A couple weeks ago I wrote a blog post on the new “Async Daemon” feature in Marten. This post is a bit that I cut out of that post just describing the challenges I faced and what I did to slide around the problems. For all Marten users that have been asking me about writing their own subsystem to read and process events offline, you really want to read this post to understand why that’s much harder than you’d think and why you do probably want to just help make the async daemon solid.
The first challenge for the async daemon was “knowing” when there are new events that need to be processed by async projections. When a projection runs, it needs to process the events in the same order that they were captured in. Since the async daemon was inevitably going to use some sort of polling (NOTIFY/LISTEN in Postgresql was not adequate by itself) to read events out of the event table, we needed a very efficient way to be able to page the event fetching without missing events.
We started Marten with the thought that we would try to accomplish that by having the event store enqueue the events in a rolling buffer table that some kind of offline process would poll and read, but we were talked out of that approach in discussions with a Postgresql consultant who was helping us at work. Moreover, as I worked through other use cases to rebuild projections from scratch or add new projections later, we realized that the rolling buffer table would never have worked for the async daemon.
We also experimented with using sequential Guid’s as the global identifier for events in the event store with the idea that we would be able to use that to key off of for the projections by always querying for “Id > [last event id encountered].” In my testing I was unable to get the sequential Guid algorithm to accurately order the event id’s, especially under a heavy parallel load.
In the end, we opted to make the event store table in Marten use a sequential long integer as its primary key, and backed that with a database SEQUENCE. That gave us a more reliable way to “know” what events were new for each individual projection. In testing I figured out pretty quickly that the async daemon was missing events when there’s a lot of concurrent events streaming in because of event sequence id’s being reserved from in flight transactions. To counteract that problem, I ended up taking a two step process:
- Limit the async daemon to only querying against events that were captured before some time of threshold (3 seconds is the default) to avoid missing events that are still in flight
- When the async daemon fetches a new page of events, it actually tries to check that there are no gaps in the event sequence, and if there is, it pauses a little bit, and tries again until there are no gaps in the sequence or if the subsequent fetch turns up the exact same data (leading the async daemon to believe that the missing events were rejected).

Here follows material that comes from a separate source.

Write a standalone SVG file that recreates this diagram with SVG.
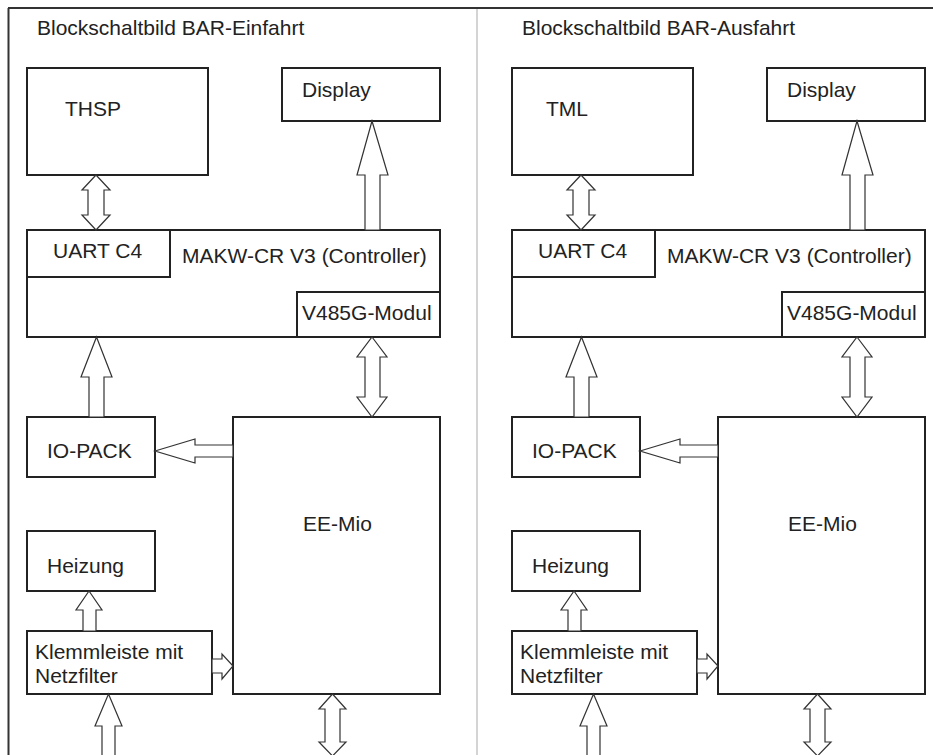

Those two steps — as far as I can tell — have eliminated the problems I was seeing before about missing events in flight. It did completely ruin a family dinner at our favorite Thai restaurant when I couldn’t make myself stop thinking about how to slide around the problems in event ordering;)
The other killer problem was in trying to make the async daemon resilient in the face of potential connectivity problems and occasional projection failures without losing any results. I’ll try to blog about that in a later post.